— Start of Supplied information —

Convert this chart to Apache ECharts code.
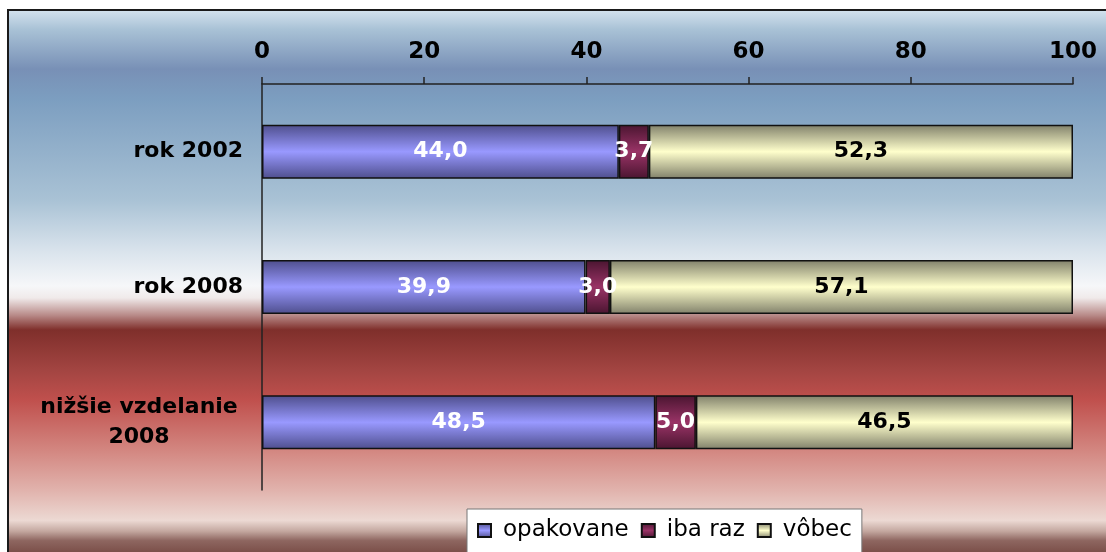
<!DOCTYPE html>
<html><head><meta charset="utf-8">
<script src="https://cdn.jsdelivr.net/npm/echarts@6/dist/echarts.min.js"></script>
<style>html,body{margin:0;padding:0;background:#fff}#c{width:1106px;height:552px}</style>
</head><body><div id="c"></div>
<script>
const categories = ['rok 2002', 'rok 2008', 'nižšie vzdelanie\n2008'];
const seriesNames = ['opakovane', 'iba raz', 'vôbec'];
const opakovane = [44.0, 39.9, 48.5];
const ibaRaz = [3.7, 3.0, 5.0];
const vobec = [52.3, 57.1, 46.5];
const axisTicks = [0, 20, 40, 60, 80, 100];

const FONT = 'DejaVu Sans, Verdana, sans-serif';
function grad(edge, mid) {
  return new echarts.graphic.LinearGradient(0, 0, 0, 1, [
    {offset: 0, color: edge}, {offset: 0.5, color: mid}, {offset: 1, color: edge}
  ]);
}
const fmt = p => p.value.toFixed(1).replace('.', ',');
const chart = echarts.init(document.getElementById('c'), null, {renderer: 'canvas'});
const labelBase = {show: true, position: 'inside', formatter: fmt, fontFamily: FONT, fontWeight: 'bold', fontSize: 22};
chart.setOption({
  animation: false,
  graphic: [{
    type: 'rect', z: -10, silent: true,
    shape: {x: 8, y: 10, width: 1200, height: 560},
    style: {
      stroke: '#1a1a1a', lineWidth: 2,
      fill: new echarts.graphic.LinearGradient(0, 0, 0, 1, [
        {offset: 0, color: '#d6e4ef'},
        {offset: 0.036, color: '#a9c2d6'},
        {offset: 0.107, color: '#7890b6'},
        {offset: 0.16, color: '#7c9ec0'},
        {offset: 0.34, color: '#a9c2d5'},
        {offset: 0.43, color: '#d9e3ec'},
        {offset: 0.493, color: '#f6f7f9'},
        {offset: 0.514, color: '#f0eaea'},
        {offset: 0.545, color: '#b88a88'},
        {offset: 0.571, color: '#7f2f2b'},
        {offset: 0.643, color: '#a34542'},
        {offset: 0.696, color: '#c0504d'},
        {offset: 0.786, color: '#d38781'},
        {offset: 0.857, color: '#e1b3ad'},
        {offset: 0.91, color: '#ecd9d3'},
        {offset: 0.929, color: '#c4a8a0'},
        {offset: 0.946, color: '#8e6660'},
        {offset: 0.968, color: '#7a4e48'},
        {offset: 1, color: '#7a4e48'}
      ])
    }
  }],
  grid: {left: 262, right: 33, top: 84, bottom: 62, containLabel: false},
  legend: {
    top: 509, left: 467,
    data: seriesNames,
    backgroundColor: '#ffffff', borderColor: '#777', borderWidth: 1,
    padding: [10, 10, 30, 10], itemGap: 12, itemWidth: 13, itemHeight: 13,
    textStyle: {fontFamily: FONT, fontSize: 23, color: '#000', padding: [0, 0, 0, 7]},
    icon: 'rect'
  },
  xAxis: {
    type: 'value', position: 'top', min: 0, max: 100, interval: 20,
    axisLine: {show: true, lineStyle: {color: '#222', width: 1.5}},
    axisTick: {show: true, length: 7, lineStyle: {color: '#222', width: 1.5}},
    splitLine: {show: false},
    axisLabel: {fontFamily: FONT, fontWeight: 'bold', fontSize: 23, color: '#000', margin: 20,
      formatter: v => axisTicks.includes(v) ? String(v) : ''}
  },
  yAxis: {
    type: 'category', data: categories, inverse: true,
    axisLine: {show: true, lineStyle: {color: '#222', width: 1.5}},
    axisTick: {show: false},
    axisLabel: {fontFamily: FONT, fontWeight: 'bold', fontSize: 22, color: '#000', margin: 19, align: 'right',
      formatter: v => v.indexOf('\n') >= 0 ? v.split('\n').map(s => '{c|' + s + '}').join('\n') : v,
      rich: {c: {fontFamily: FONT, fontWeight: 'bold', fontSize: 22, color: '#000', width: 208, align: 'center', lineHeight: 30}}
    }
  },
  series: [
    {name: seriesNames[0], type: 'bar', stack: 't', data: opakovane, barWidth: 54,
      itemStyle: {color: grad('#4e4e8c', '#9999ff'), borderColor: '#111', borderWidth: 1.5},
      label: Object.assign({}, labelBase, {color: '#fff'})},
    {name: seriesNames[1], type: 'bar', stack: 't', data: ibaRaz, barWidth: 54,
      itemStyle: {color: grad('#4a1530', '#993366'), borderColor: '#111', borderWidth: 1.5},
      label: Object.assign({}, labelBase, {color: '#fff'})},
    {name: seriesNames[2], type: 'bar', stack: 't', data: vobec, barWidth: 54,
      itemStyle: {color: grad('#80806a', '#ffffcc'), borderColor: '#111', borderWidth: 1.5},
      label: Object.assign({}, labelBase, {color: '#000'})}
  ]
});
</script></body></html>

— End of Supplied information —

**Task:** Extract the lines exactly, please: the first line of the listing, the line with "const axisTicks = [0, 20, 40, 60, 80, 100];", and every line between them, but no pictures.

**Output below:**
Convert this chart to Apache ECharts code.
<!DOCTYPE html>
<html><head><meta charset="utf-8">
<script src="https://cdn.jsdelivr.net/npm/echarts@6/dist/echarts.min.js"></script>
<style>html,body{margin:0;padding:0;background:#fff}#c{width:1106px;height:552px}</style>
</head><body><div id="c"></div>
<script>
const categories = ['rok 2002', 'rok 2008', 'nižšie vzdelanie\n2008'];
const seriesNames = ['opakovane', 'iba raz', 'vôbec'];
const opakovane = [44.0, 39.9, 48.5];
const ibaRaz = [3.7, 3.0, 5.0];
const vobec = [52.3, 57.1, 46.5];
const axisTicks = [0, 20, 40, 60, 80, 100];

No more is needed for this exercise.